Unpack the complex relationship between your spouse's earnings and your Social Security. Understand its nuanced impact on benefits and taxes.
Unpack the complex relationship between your spouse's earnings and your Social Security. Understand its nuanced impact on benefits and taxes.
Social Security benefits provide a financial foundation for millions, offering income in retirement, disability, and to survivors. Many wonder how a spouse’s income influences their own Social Security benefits. The impact varies depending on the type of benefit claimed and specific financial circumstances. This article explores how a spouse’s income affects Social Security, covering individual, spousal, and survivor benefits, and taxation.
When an individual claims Social Security retirement benefits based on their personal work history, their spouse’s income does not directly impact their primary benefit. Benefits are determined by an individual’s earnings record over their working life. The Social Security Administration (SSA) calculates benefits based on the 35 highest-earning years, adjusted for inflation, to determine an Average Indexed Monthly Earnings (AIME). This AIME calculates the Primary Insurance Amount (PIA), the benefit received at full retirement age.
The PIA formula applies “bend points” to the AIME, using different percentages of earnings at various income levels. If an individual has fewer than 35 years of earnings, zero earnings years are included, which can reduce the overall benefit. The maximum earnings subject to Social Security taxes, counted towards benefits, is set annually; for 2025, this is $176,100.
A spouse’s current income does not reduce or increase the monthly benefit an individual receives based on their own earnings history. However, if an individual continues to work while receiving benefits before their full retirement age, their own earnings can temporarily reduce benefits. For 2025, if under full retirement age for the entire year, $1 in benefits is withheld for every $2 earned above $23,400. In the year one reaches full retirement age, $1 is withheld for every $3 earned above $62,160, counting earnings up to the month before reaching full retirement age. Once full retirement age is reached, there is no earnings limit, and benefits are no longer reduced due to work income.
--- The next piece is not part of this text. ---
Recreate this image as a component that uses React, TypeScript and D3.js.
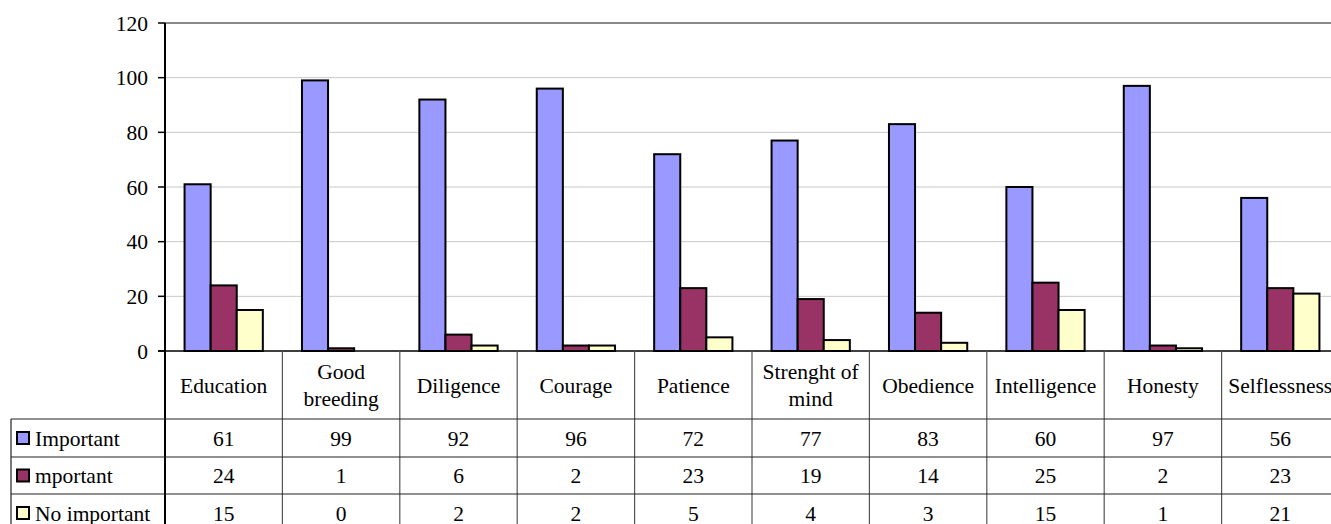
import * as d3 from 'd3'

const categories = [
  ['Education'],
  ['Good', 'breeding'],
  ['Diligence'],
  ['Courage'],
  ['Patience'],
  ['Strenght of', 'mind'],
  ['Obedience'],
  ['Intelligence'],
  ['Honesty'],
  ['Selflessness'],
]
const seriesNames = ['Important', 'mportant', 'No important']
const important = [61, 99, 92, 96, 72, 77, 83, 60, 97, 56]
const mImportant = [24, 1, 6, 2, 23, 19, 14, 25, 2, 23]
const noImportant = [15, 0, 2, 2, 5, 4, 3, 15, 1, 21]
const yTicks = [0, 20, 40, 60, 80, 100, 120]

const COLORS = ['#9999FF', '#993366', '#FFFFCC']
const FONT = "'Liberation Serif', 'DejaVu Serif', serif"
const W = 1331
const H = 524
const PLOT = { left: 165, right: 1339, top: 23, bottom: 351 }
const ROW_Y = [419, 457, 494, 532]
const TABLE_LEFT = 11
const TXT = { fontFamily: FONT, fontSize: 21.5 }

export default function App() {
  const series = [important, mImportant, noImportant]
  const keys = categories.map((c) => c.join(' '))
  const x = d3.scaleBand<string>().domain(keys).range([PLOT.left, PLOT.right]).padding(0)
  const cellW = x.bandwidth()
  // Excel-like gap width: 150% of a bar
  const xs = d3.scaleBand<number>().domain([0, 1, 2]).range([0, cellW]).paddingInner(0).paddingOuter(0.75)
  const y = d3.scaleLinear().domain([0, 120]).range([PLOT.bottom, PLOT.top])

  return (
    <svg width={W} height={H} style={{ position: 'absolute', left: 0, top: 0, background: '#fff' }}>
      {/* gridlines */}
      {yTicks.filter((t) => t > 0 && t < 120).map((t) => (
        <line key={t} x1={PLOT.left} x2={PLOT.right} y1={y(t)} y2={y(t)} stroke="#c8c8c8" strokeWidth={1} />
      ))}
      <line x1={PLOT.left} x2={PLOT.right} y1={y(120)} y2={y(120)} stroke="#8a8a8a" strokeWidth={2} />

      {/* bars */}
      {series.map((vals, si) =>
        vals.map((v, ci) => {
          if (v <= 0) return null
          const bx = (x(keys[ci]) ?? 0) + (xs(si) ?? 0)
          return (
            <rect key={`${si}-${ci}`} x={bx} y={y(v)} width={xs.bandwidth()} height={y(0) - y(v)}
              fill={COLORS[si]} stroke="#000" strokeWidth={2} />
          )
        })
      )}

      {/* y axis */}
      <line x1={PLOT.left} x2={PLOT.left} y1={PLOT.top} y2={H} stroke="#000" strokeWidth={2} />
      {yTicks.map((t) => (
        <g key={t}>
          <line x1={PLOT.left - 7} x2={PLOT.left} y1={y(t)} y2={y(t)} stroke="#000" strokeWidth={1.5} />
          <text x={148} y={y(t)} dy="0.35em" textAnchor="end" style={TXT} fill="#000">{t}</text>
        </g>
      ))}
      <line x1={PLOT.left - 7} x2={PLOT.right} y1={PLOT.bottom} y2={PLOT.bottom} stroke="#000" strokeWidth={1.5} />

      {/* data table */}
      {keys.map((k, ci) => {
        const x0 = x(k) ?? 0
        return (
          <g key={k}>
            {ci > 0 && <line x1={x0} x2={x0} y1={PLOT.bottom} y2={H} stroke="#555" strokeWidth={1.2} />}
            {categories[ci].map((line, li) => {
              const n = categories[ci].length
              const cy = (PLOT.bottom + ROW_Y[0]) / 2 + (li - (n - 1) / 2) * 27
              return (
                <text key={li} x={x0 + cellW / 2} y={cy} dy="0.35em" textAnchor="middle" style={TXT} fill="#000">{line}</text>
              )
            })}
            {series.map((vals, si) => (
              <text key={si} x={x0 + cellW / 2} y={(ROW_Y[si] + ROW_Y[si + 1]) / 2} dy="0.35em" textAnchor="middle" style={TXT} fill="#000">
                {vals[ci]}
              </text>
            ))}
          </g>
        )
      })}
      {ROW_Y.slice(0, 3).map((ry) => (
        <line key={ry} x1={TABLE_LEFT} x2={PLOT.right} y1={ry} y2={ry} stroke="#222" strokeWidth={1.2} />
      ))}
      <line x1={TABLE_LEFT} x2={TABLE_LEFT} y1={ROW_Y[0]} y2={H} stroke="#222" strokeWidth={1.2} />
      {seriesNames.map((name, si) => {
        const cy = (ROW_Y[si] + ROW_Y[si + 1]) / 2
        return (
          <g key={name}>
            <rect x={17} y={cy - 6} width={12} height={12} fill={COLORS[si]} stroke="#000" strokeWidth={2} />
            <text x={35} y={cy} dy="0.35em" style={TXT} fill="#000">{name}</text>
          </g>
        )
      })}
    </svg>
  )
}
A spouse’s work record directly determines eligibility and the amount of spousal and survivor Social Security benefits. These benefits provide financial protection to family members based on a worker’s contributions.
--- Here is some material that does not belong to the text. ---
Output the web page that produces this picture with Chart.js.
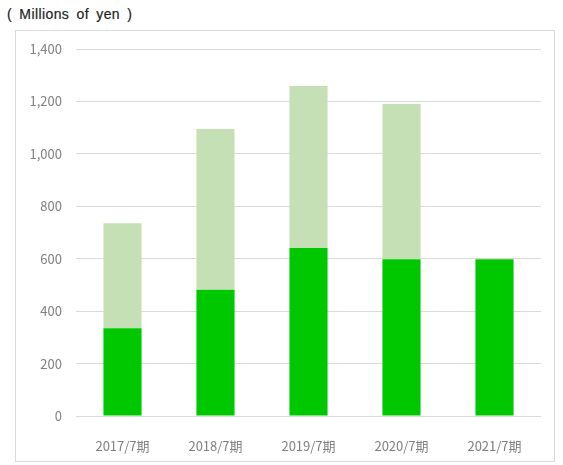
<!DOCTYPE html>
<html>
<head>
<meta charset="utf-8">
<script src="https://cdn.jsdelivr.net/npm/chart.js@4.4.1/dist/chart.umd.min.js"></script>
<style>
  body { margin: 0; background: #fff; }
  #title { position: absolute; left: 7px; top: 6px; font: 14px "Liberation Sans", Arial, sans-serif; color: #222; letter-spacing: 0.4px; word-spacing: 3px; -webkit-text-stroke: 0.2px #222; }
  #frame { position: absolute; left: 15px; top: 30px; width: 540px; height: 432px; border: 1px solid #d9d9d9; box-sizing: border-box; }
  #wrap { position: absolute; left: 0; top: 0; width: 563px; height: 465px; }
</style>
</head>
<body>
<div id="title">( Millions of yen )</div>
<div id="frame"></div>
<div id="wrap"><canvas id="myChart" width="563" height="465"></canvas></div>
<script>
var labels = ['2017/7期', '2018/7期', '2019/7期', '2020/7期', '2021/7期'];
var lowerValues = [335, 482, 641, 598, 598];
var upperValues = [400, 613, 618, 592, 0];
var yTicks = [0, 200, 400, 600, 800, 1000, 1200, 1400];

var tickFont = { family: '"Noto Sans CJK JP", "DejaVu Sans", sans-serif', size: 13 };

var ctx = document.getElementById('myChart').getContext('2d');

const config = {
    type: 'bar',
    data: {
        labels: labels,
        datasets: [{
            data: lowerValues,
            backgroundColor: '#00c800',
            barPercentage: 0.41,
            categoryPercentage: 1.0
        }, {
            data: upperValues,
            backgroundColor: '#c5e0b4',
            barPercentage: 0.41,
            categoryPercentage: 1.0
        }]
    },
    options: {
        responsive: false,
        animation: false,
        layout: {
            padding: { left: 0, right: 22, top: 49, bottom: 0 }
        },
        scales: {
            x: {
                stacked: true,
                grid: { display: false },
                border: { display: false },
                ticks: { color: '#7f7f7f', font: tickFont, padding: 14, maxRotation: 0 },
                afterFit: function (scale) { scale.height = 49; }
            },
            y: {
                stacked: true,
                min: 0,
                max: 1400,
                afterBuildTicks: function (scale) {
                    scale.ticks = yTicks.map(v => ({ value: v }));
                },
                grid: { color: '#d9d9d9', drawTicks: false },
                border: { display: false },
                ticks: {
                    color: '#7f7f7f',
                    font: tickFont,
                    padding: 14,
                    callback: function (value) {
                        return value.toLocaleString('en-US');
                    }
                },
                afterFit: function (scale) { scale.width = 76; }
            }
        },
        plugins: {
            legend: { display: false },
            tooltip: { enabled: false }
        }
    }
};

new Chart(ctx, config);
</script>
</body>
</html>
Spousal benefits allow an eligible spouse to receive payments based on the higher-earning spouse’s work record. The maximum spousal benefit is up to 50% of the higher earner’s Primary Insurance Amount (PIA) at their full retirement age (FRA). To qualify, the higher-earning spouse must be receiving retirement or disability benefits, and the claiming spouse must be at least 62 years old. Claiming spousal benefits before one’s own full retirement age permanently reduces the benefit. For example, claiming at age 62 can result in a benefit as low as 32.5% of the higher earner’s PIA. The higher-earning spouse’s current income does not reduce the spousal benefit once benefits begin, unless they are still working and subject to the earnings limit before their own FRA.
Survivor benefits are provided to eligible family members after a worker dies, based on the deceased worker’s earnings record. A surviving spouse can receive up to 100% of the deceased spouse’s benefit if they have reached their own full retirement age for survivor benefits. If the surviving spouse claims benefits between age 60 and their full retirement age, the amount will be reduced. If the surviving spouse is disabled, benefits can begin as early as age 50.
A surviving spouse’s own earned income can affect their survivor benefit if they are below their full retirement age and earn above the annual earnings limit. The same earnings limits apply to survivor benefits as to retirement benefits before full retirement age. For example, if a surviving spouse earns more than $23,400 in 2025 while under full retirement age, their survivor benefits may be reduced by $1 for every $2 earned above that limit. This differs from spousal benefits, where the higher earner’s ongoing income typically does not affect the benefit once claimed.
While a spouse’s income does not affect the calculation of an individual’s Social Security benefit amount, it can significantly impact how much of that benefit is subject to federal income tax. The Internal Revenue Service (IRS) uses “combined income” to determine the taxability of Social Security benefits. Combined income is calculated by taking your Adjusted Gross Income (AGI), adding any nontaxable interest, and then adding one-half of your Social Security benefits.
For married couples filing jointly, both spouses’ incomes are combined to determine total combined income, directly impacting the taxability of their Social Security benefits. For married couples filing jointly, if their combined income is between $32,000 and $44,000, up to 50% of their Social Security benefits may be subject to federal income tax. If their combined income exceeds $44,000, up to 85% of their Social Security benefits may become taxable.
For single filers, the thresholds are lower: no tax on benefits if combined income is under $25,000, up to 50% taxable for combined income between $25,000 and $34,000, and up to 85% taxable for combined income over $34,000. These thresholds mean that even if one spouse has a modest Social Security benefit, the other spouse’s income, when combined, can push the total combined income past these limits, making a portion of both their Social Security benefits taxable. Taxpayers can refer to IRS Publication 915 for detailed guidance. Federal income tax can be withheld from Social Security payments by submitting Form W-4V to the Social Security Administration.